Concernant, l’article 3 de la Convention interdisant la torture, les traitements inhumains et dégradants, l’atteinte doit excéder un certain seuil de gravité (v. CEDH 14 janv. 2021, Sabalic c/ Croatie, pt. 64). Pour la Cour ce seuil de gravité est atteint : l’agression a non seulement porté atteinte à la sécurité physique des victimes, mais aussi à leur bien-être émotionnel et psychologique et a véhiculé un message d’infériorité de leurs identités.
S’agissant de l’article 8 qui consacre le droit au respect de la vie privée et familiale, la Cour estime que l’agression subie par les requérants pourrait générer un sentiment de peur et d’insécurité, marginalisant les individus LGBT. En outre, cela aurait pour conséquence de mener les individus LGBT à dissimuler des aspects de leur vie privée. Il s’agit d’une atteinte discriminatoire (art. 14) au droit au respect de la vie privée du requérant (art. 8).
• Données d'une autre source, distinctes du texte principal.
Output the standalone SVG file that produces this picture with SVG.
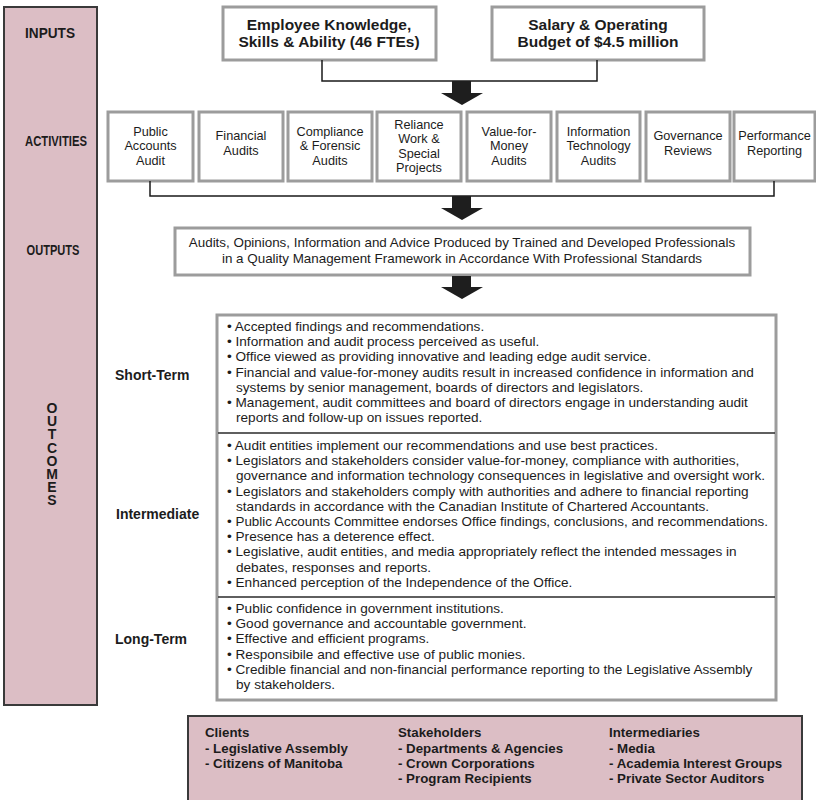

Rappelons que les articles 3 et 8 de la Convention consacrent des obligations positives et négatives. L’État doit non seulement s’abstenir de porter atteinte aux libertés fondamentales (obligation négative), mais aussi les protéger activement, notamment en dissuadant et en sanctionnait les atteintes (obligation positive). Il incombe donc à l’État letton de protéger la dignité et le droit à la vie privée du requérant, de sanctionner l’auteur de l’agression et de créer des mécanismes dissuasifs destinés à protéger les individus d’agressions homophobes. La Lettonie, en ne qualifiant pas l’agression d’homophobe et en n’infligeant qu’une amende à l’agresseur, n’a pas respecté son obligation positive de protéger la dignité humaine et la vie privée des requérants (pt. 53).